» Exercise objective
Return all lines from the listing below in which the string "this" occurs.

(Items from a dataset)

## START

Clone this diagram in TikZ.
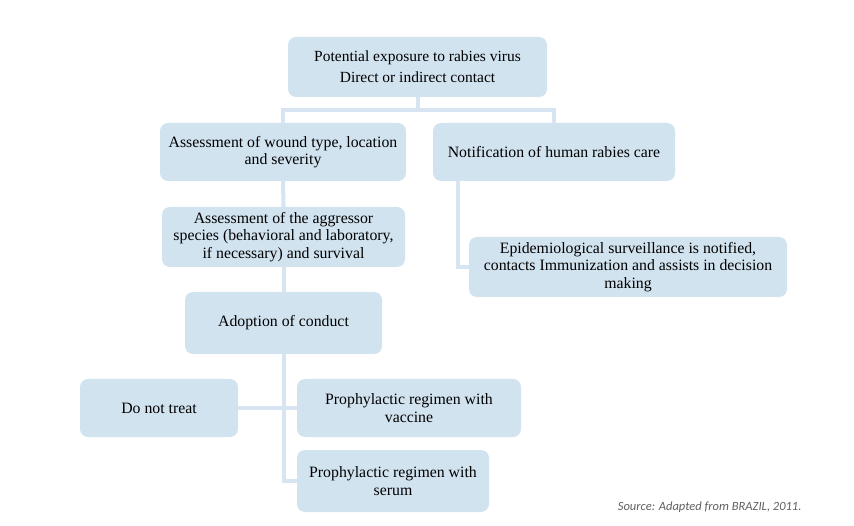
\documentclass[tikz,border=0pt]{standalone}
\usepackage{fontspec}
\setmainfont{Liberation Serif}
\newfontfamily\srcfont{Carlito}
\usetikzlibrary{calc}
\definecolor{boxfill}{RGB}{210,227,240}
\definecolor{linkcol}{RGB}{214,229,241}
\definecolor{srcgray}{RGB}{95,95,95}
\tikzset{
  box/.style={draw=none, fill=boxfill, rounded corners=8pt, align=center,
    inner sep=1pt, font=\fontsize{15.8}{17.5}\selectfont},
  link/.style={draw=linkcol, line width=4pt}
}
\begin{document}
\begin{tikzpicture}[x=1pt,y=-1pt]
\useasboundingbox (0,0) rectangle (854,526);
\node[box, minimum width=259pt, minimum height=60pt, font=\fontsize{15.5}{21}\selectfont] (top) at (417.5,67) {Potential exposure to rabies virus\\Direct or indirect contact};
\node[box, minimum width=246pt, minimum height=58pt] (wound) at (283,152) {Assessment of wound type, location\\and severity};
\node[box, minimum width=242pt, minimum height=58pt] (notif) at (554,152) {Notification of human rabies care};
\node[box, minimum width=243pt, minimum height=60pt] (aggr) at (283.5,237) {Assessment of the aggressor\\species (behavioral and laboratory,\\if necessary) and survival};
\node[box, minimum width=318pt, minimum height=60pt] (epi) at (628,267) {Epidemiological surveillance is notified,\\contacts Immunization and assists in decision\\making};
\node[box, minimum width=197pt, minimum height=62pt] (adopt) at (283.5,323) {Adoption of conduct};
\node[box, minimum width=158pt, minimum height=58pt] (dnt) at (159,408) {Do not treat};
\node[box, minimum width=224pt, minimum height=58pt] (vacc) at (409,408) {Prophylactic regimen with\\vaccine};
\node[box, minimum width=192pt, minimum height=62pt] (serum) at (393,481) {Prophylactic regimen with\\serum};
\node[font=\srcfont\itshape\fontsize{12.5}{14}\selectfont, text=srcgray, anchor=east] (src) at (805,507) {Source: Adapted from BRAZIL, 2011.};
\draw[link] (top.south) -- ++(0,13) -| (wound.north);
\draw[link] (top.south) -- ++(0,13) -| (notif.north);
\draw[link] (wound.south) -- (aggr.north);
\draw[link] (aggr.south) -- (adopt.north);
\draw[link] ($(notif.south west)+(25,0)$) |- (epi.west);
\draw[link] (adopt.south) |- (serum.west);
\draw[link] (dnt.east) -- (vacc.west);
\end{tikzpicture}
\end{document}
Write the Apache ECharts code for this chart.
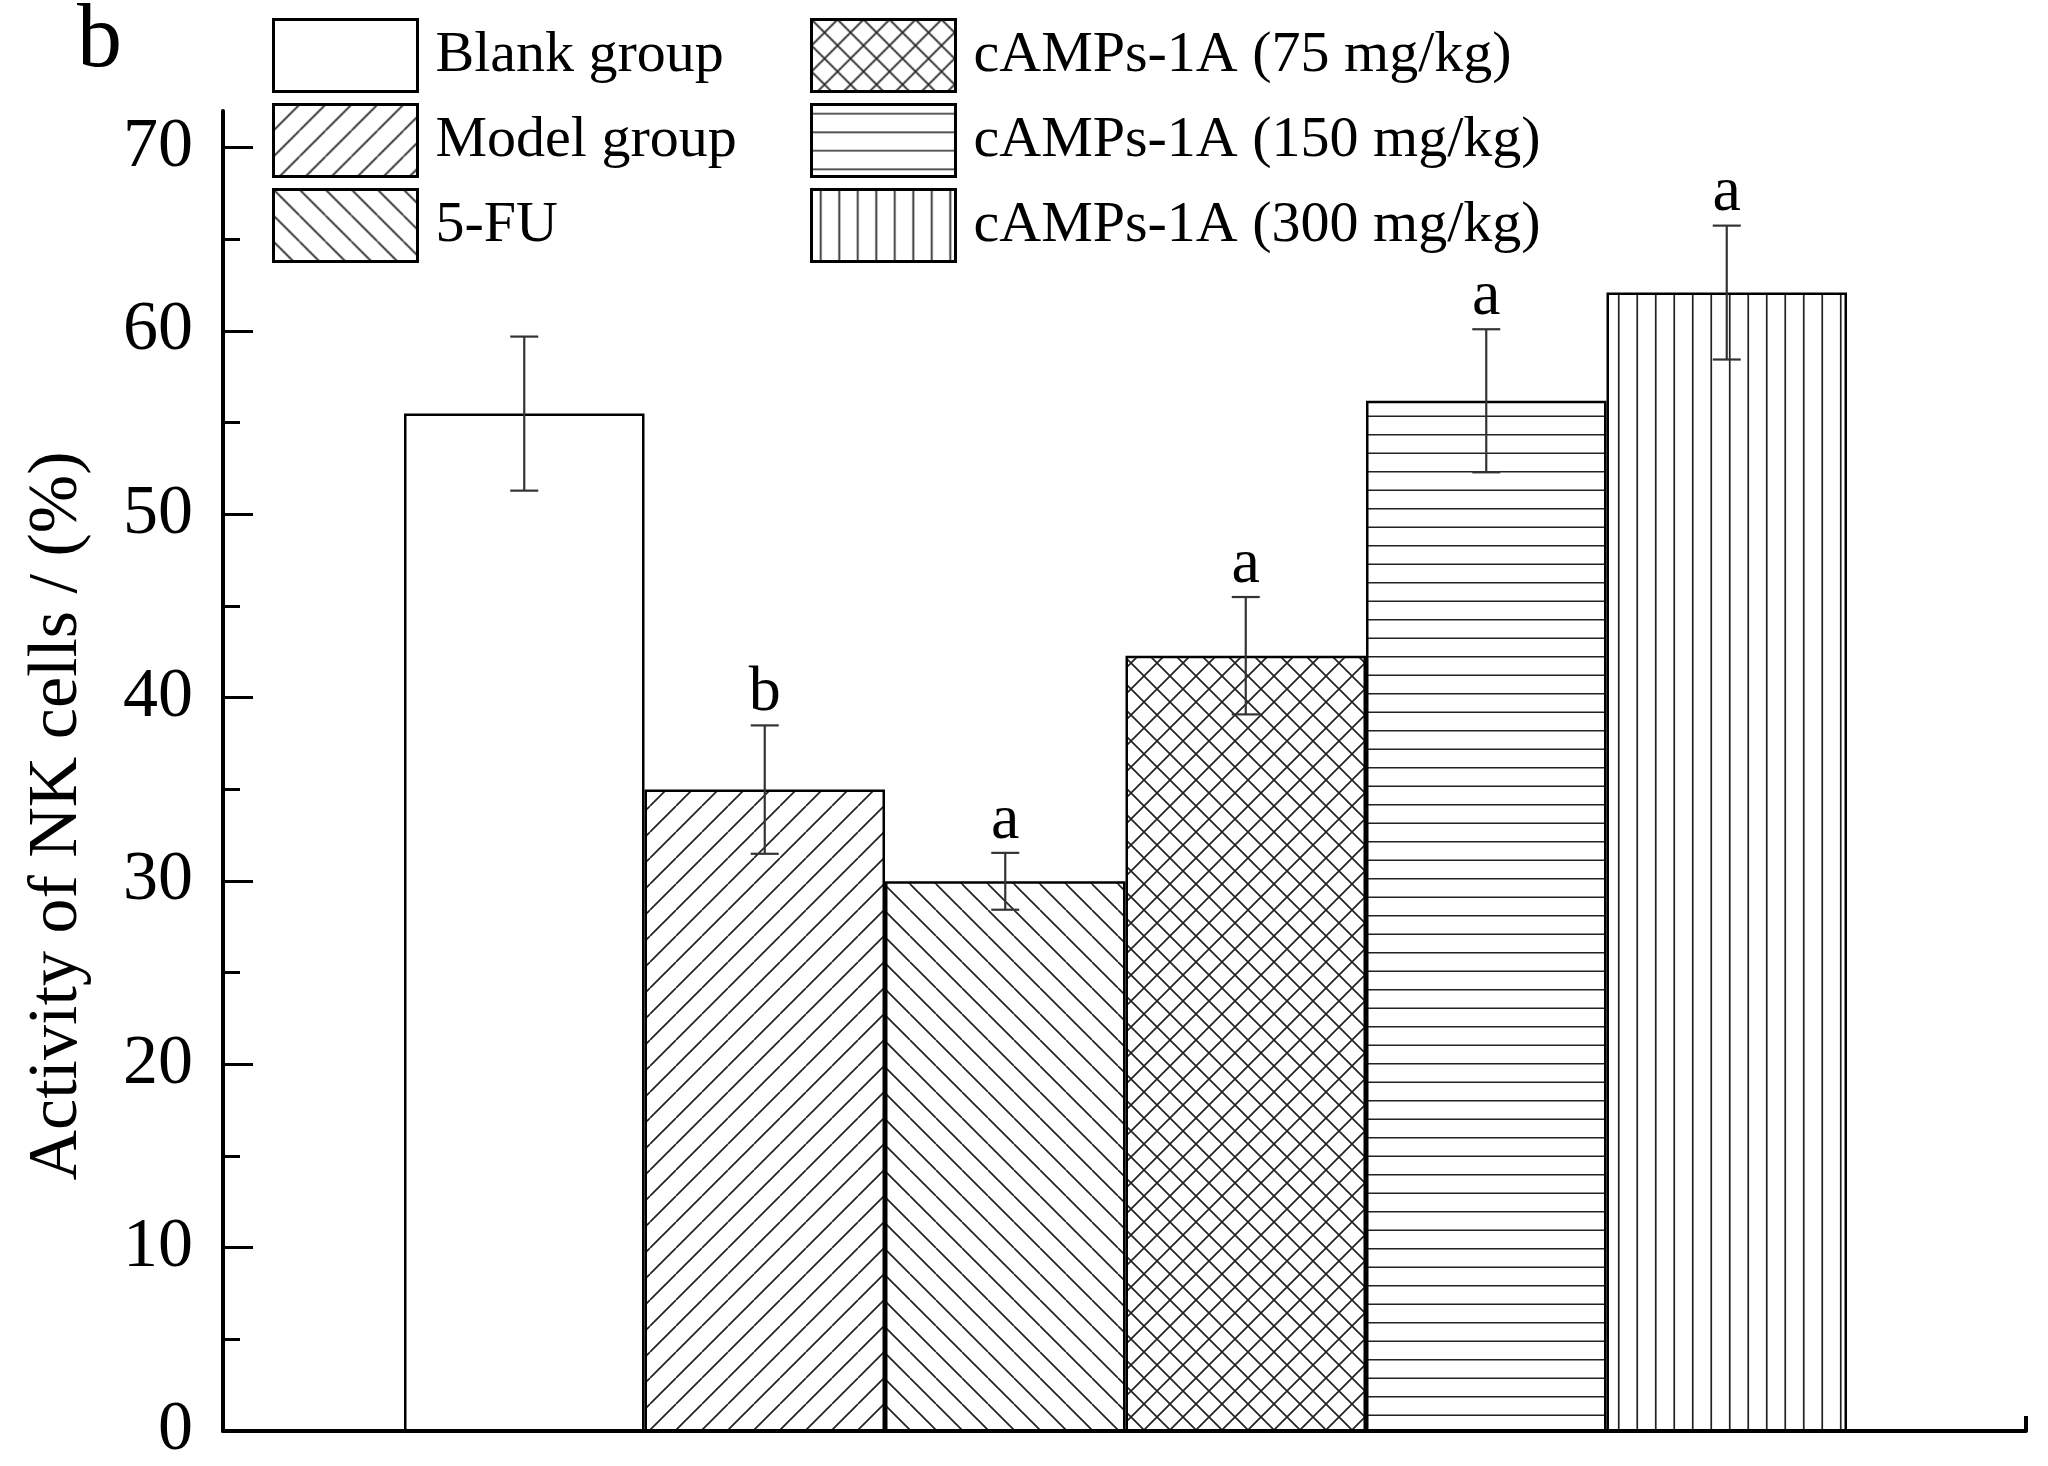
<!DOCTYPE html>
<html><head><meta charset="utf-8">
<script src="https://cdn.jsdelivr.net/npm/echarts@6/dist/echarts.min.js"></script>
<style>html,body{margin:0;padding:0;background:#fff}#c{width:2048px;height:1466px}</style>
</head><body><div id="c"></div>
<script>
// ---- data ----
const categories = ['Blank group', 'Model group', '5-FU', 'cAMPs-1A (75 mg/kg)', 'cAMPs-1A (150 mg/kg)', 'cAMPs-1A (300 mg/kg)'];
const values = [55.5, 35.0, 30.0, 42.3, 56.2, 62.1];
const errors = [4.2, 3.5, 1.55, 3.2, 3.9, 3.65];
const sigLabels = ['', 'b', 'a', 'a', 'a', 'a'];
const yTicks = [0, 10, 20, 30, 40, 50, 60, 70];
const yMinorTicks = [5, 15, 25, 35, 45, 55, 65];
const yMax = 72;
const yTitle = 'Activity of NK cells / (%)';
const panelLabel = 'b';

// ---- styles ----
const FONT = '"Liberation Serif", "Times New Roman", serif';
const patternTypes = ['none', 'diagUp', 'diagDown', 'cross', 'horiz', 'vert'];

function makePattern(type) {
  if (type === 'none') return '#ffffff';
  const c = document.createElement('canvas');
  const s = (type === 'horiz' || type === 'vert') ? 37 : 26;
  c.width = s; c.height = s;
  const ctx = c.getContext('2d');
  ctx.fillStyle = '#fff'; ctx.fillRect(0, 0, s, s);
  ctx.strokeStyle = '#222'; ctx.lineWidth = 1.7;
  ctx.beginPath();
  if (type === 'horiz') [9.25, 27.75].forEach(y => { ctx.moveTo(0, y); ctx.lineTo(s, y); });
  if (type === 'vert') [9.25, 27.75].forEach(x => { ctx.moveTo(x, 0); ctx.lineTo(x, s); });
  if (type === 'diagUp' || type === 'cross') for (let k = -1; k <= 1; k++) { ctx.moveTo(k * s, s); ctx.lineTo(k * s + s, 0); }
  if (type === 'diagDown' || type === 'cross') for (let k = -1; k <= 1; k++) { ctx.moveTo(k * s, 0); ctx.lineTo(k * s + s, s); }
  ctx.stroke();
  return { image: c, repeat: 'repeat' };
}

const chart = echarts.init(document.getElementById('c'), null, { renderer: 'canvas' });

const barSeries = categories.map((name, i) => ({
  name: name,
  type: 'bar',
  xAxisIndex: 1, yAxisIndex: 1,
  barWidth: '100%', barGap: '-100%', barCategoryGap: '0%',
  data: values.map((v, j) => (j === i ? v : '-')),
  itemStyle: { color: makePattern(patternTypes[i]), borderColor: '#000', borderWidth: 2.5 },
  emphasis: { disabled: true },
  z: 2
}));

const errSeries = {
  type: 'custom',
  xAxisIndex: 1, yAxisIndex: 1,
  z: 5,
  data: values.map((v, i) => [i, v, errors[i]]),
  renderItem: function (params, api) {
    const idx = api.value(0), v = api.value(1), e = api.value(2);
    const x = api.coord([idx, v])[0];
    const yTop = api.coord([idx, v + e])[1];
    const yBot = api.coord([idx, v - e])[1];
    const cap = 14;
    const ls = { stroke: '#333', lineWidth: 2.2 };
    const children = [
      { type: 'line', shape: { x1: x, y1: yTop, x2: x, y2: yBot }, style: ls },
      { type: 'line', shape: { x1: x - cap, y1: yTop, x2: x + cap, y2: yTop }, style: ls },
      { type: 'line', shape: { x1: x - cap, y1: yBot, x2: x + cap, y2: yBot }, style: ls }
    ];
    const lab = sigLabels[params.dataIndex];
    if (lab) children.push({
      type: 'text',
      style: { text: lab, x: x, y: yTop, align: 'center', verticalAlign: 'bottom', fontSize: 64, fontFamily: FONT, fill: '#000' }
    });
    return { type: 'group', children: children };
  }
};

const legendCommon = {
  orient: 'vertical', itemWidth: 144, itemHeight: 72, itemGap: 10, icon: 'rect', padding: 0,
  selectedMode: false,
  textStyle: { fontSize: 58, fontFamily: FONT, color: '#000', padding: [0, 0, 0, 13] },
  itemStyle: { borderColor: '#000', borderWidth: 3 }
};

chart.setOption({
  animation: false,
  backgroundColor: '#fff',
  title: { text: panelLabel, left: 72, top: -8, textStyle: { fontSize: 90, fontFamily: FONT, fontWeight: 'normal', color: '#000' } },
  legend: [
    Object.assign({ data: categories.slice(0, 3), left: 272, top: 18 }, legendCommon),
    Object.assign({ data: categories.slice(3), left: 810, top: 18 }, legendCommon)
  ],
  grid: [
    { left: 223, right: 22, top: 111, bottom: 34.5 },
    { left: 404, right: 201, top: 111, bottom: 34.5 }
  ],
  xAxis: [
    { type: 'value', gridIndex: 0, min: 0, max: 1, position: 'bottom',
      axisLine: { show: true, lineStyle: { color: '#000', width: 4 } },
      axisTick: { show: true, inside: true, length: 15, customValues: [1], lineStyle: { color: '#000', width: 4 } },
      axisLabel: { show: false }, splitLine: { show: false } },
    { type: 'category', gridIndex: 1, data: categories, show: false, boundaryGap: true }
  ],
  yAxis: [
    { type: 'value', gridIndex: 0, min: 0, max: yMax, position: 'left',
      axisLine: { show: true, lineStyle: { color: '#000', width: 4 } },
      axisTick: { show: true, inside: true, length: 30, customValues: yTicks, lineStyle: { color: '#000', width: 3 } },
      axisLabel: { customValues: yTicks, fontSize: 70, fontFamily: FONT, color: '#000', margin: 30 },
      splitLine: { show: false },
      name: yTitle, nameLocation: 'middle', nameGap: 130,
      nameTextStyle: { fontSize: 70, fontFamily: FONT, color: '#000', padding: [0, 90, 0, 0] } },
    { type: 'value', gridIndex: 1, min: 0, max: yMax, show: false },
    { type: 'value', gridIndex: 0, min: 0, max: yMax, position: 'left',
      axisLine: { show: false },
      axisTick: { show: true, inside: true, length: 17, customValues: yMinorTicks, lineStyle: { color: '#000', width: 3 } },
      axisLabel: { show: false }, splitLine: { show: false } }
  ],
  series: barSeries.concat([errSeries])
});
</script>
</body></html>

## END

» Answer to the task
Clone this diagram in TikZ.
Write the Apache ECharts code for this chart.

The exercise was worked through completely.